Sen. Josh Hawley wrote a column defending militia members when he was 15 years old.
The column was published in the wake of the Oklahoma City bombing in 1995.
Hawley supported Trump's voter-fraud claims after the 2020 presidential election.
Republican Sen. Josh Hawley, who backed former President Donald Trump's voter-fraud claims following the 2020 election, defended militia members in a column after the Oklahoma City bombing in 1995, when he was 15 years old, The Kansas City Star reported.
The Star reported that following the bombing of the Alfred P. Murrah Federal Building, Hawley wrote a column for his hometown paper, The Lexington News, in which he warned against calling antigovernment militia members domestic terrorists.
Timothy McVeigh and Terry Nichols, the men who carried out the bombing that killed 168 people, had ties to the Michigan Militia, an antigovernment group dating back to the 1990s.
"Many of the people populating these movements are not radical, right-wing, pro-assault weapons freaks as they were originally stereotyped," Hawley wrote of militia groups. "Dismissed by the media and treated with disdain by their elected leaders, these citizens come together and form groups that often draw more media fire as anti-government hate gatherings."
He added: "Feeling alienated from their government and the rest of society, they often become disenchanted and slip into talks of 'conspiracy theories' about how the federal government is out to get them."
Also in the column, Hawley said Mark Fuhrman, the Los Angeles police detective whose use of racial slurs became known during OJ Simpson's trial, was being unfairly depicted as a racist.
"In this politically correct society, derogatory labels such as 'racist' are widely misused, and our ability to have open debate is eroding," he wrote.

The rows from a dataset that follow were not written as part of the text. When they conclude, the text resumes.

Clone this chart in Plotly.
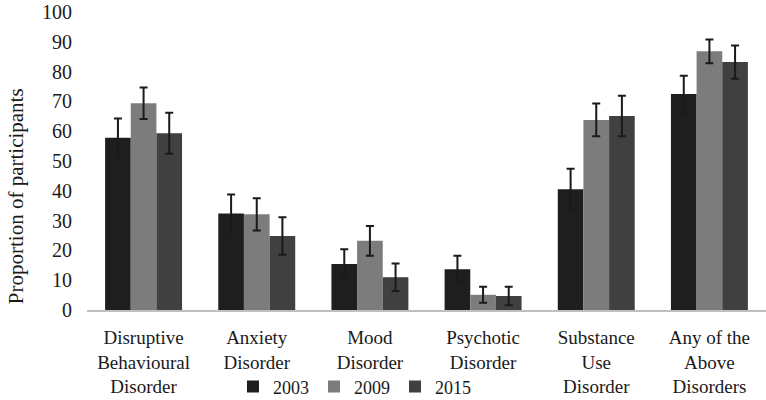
import plotly.graph_objects as go

categories = ["Disruptive<br>Behavioural<br>Disorder", "Anxiety<br>Disorder", "Mood<br>Disorder",
              "Psychotic<br>Disorder", "Substance<br>Use<br>Disorder", "Any of the<br>Above<br>Disorders"]
years = ["2003", "2009", "2015"]
values_2003 = [57.8, 32.4, 15.4, 13.7, 40.5, 72.5]
values_2009 = [69.4, 32.1, 23.2, 5.1, 63.8, 86.8]
values_2015 = [59.3, 24.8, 11.0, 4.7, 65.1, 83.2]
err_2003 = [6.5, 6.4, 5.0, 4.5, 6.9, 6.1]
err_2009 = [5.3, 5.4, 5.0, 2.7, 5.5, 4.0]
err_2015 = [6.9, 6.3, 4.6, 3.1, 6.8, 5.6]
colors = ["#1e1e1e", "#7c7c7c", "#404040"]

FONT = "'Liberation Serif', Tinos, 'Times New Roman', serif"

fig = go.Figure()
for name, vals, errs, col in zip(years, [values_2003, values_2009, values_2015],
                                 [err_2003, err_2009, err_2015], colors):
    fig.add_trace(go.Bar(
        x=categories, y=vals, name=name, marker=dict(color=col, line=dict(width=0)),
        error_y=dict(type="data", array=errs, visible=True, color="#1a1a1a", thickness=2, width=4),
    ))

fig.update_layout(
    width=766, height=400,
    margin=dict(l=87, r=0, t=12, b=90, autoexpand=False),
    paper_bgcolor="white", plot_bgcolor="white",
    font=dict(family=FONT, color="#1a1a1a", size=19),
    barmode="group", bargap=0.32, bargroupgap=0,
    showlegend=True,
    legend=dict(orientation="h", x=0.215, y=-0.258, xanchor="left", yanchor="middle",
                bgcolor="rgba(0,0,0,0)", font=dict(size=18, family=FONT),
                traceorder="normal", itemwidth=30),
    xaxis=dict(showline=True, linecolor="#bfbfbf", linewidth=2, ticks="", showgrid=False,
               tickfont=dict(size=19, family=FONT), ticklabelstandoff=9, automargin=False),
    yaxis=dict(range=[0, 100], dtick=10, showgrid=False, zeroline=False, showline=False,
               ticks="", tickfont=dict(size=20, family=FONT), ticklabelstandoff=14,
               automargin=False),
    annotations=[dict(text="Proportion of participants", xref="paper", yref="paper",
                      x=-0.1035, y=0.381, xanchor="center", yanchor="middle", textangle=-90,
                      showarrow=False, font=dict(size=21, family=FONT))],
)

fig.write_html("out.html", config={"displayModeBar": False},
               post_script="document.body.style.margin='0';")
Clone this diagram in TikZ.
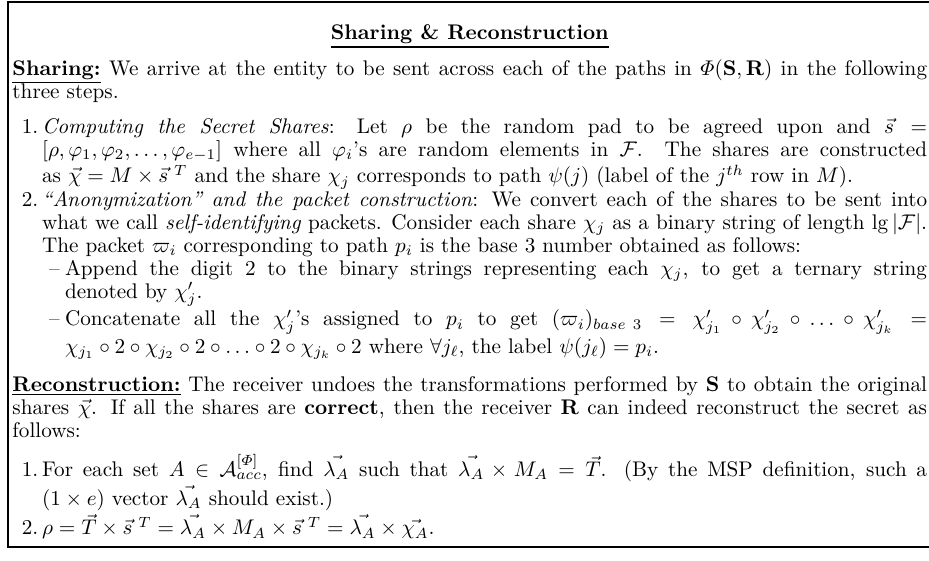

In the wake of the insurrection at the Capitol on January 6, which left five people dead, there have been calls for Hawley to resign over his support of Trump's voter-fraud claims.
Seven Democratic senators have called for an investigation into whether Hawley's and Sen. Ted Cruz's objections to the Electoral College vote contributed to the violence.
Hawley condemned the violence at the Capitol but called the senators' complaint "a flagrant abuse of the Senate ethics process and a flagrant attempt to exact partisan revenge."
On Sunday, he suggested in a column for the New York Post that he and other Republicans had been victims of "cancel culture" and asked supporters to "stand up for the right of every American to be heard."
Hawley did not immediately respond to Insider's request for comment.
The headline of this story has been updated to clarify that Hawley defended militia members, not specifically the Oklahoma City bomber.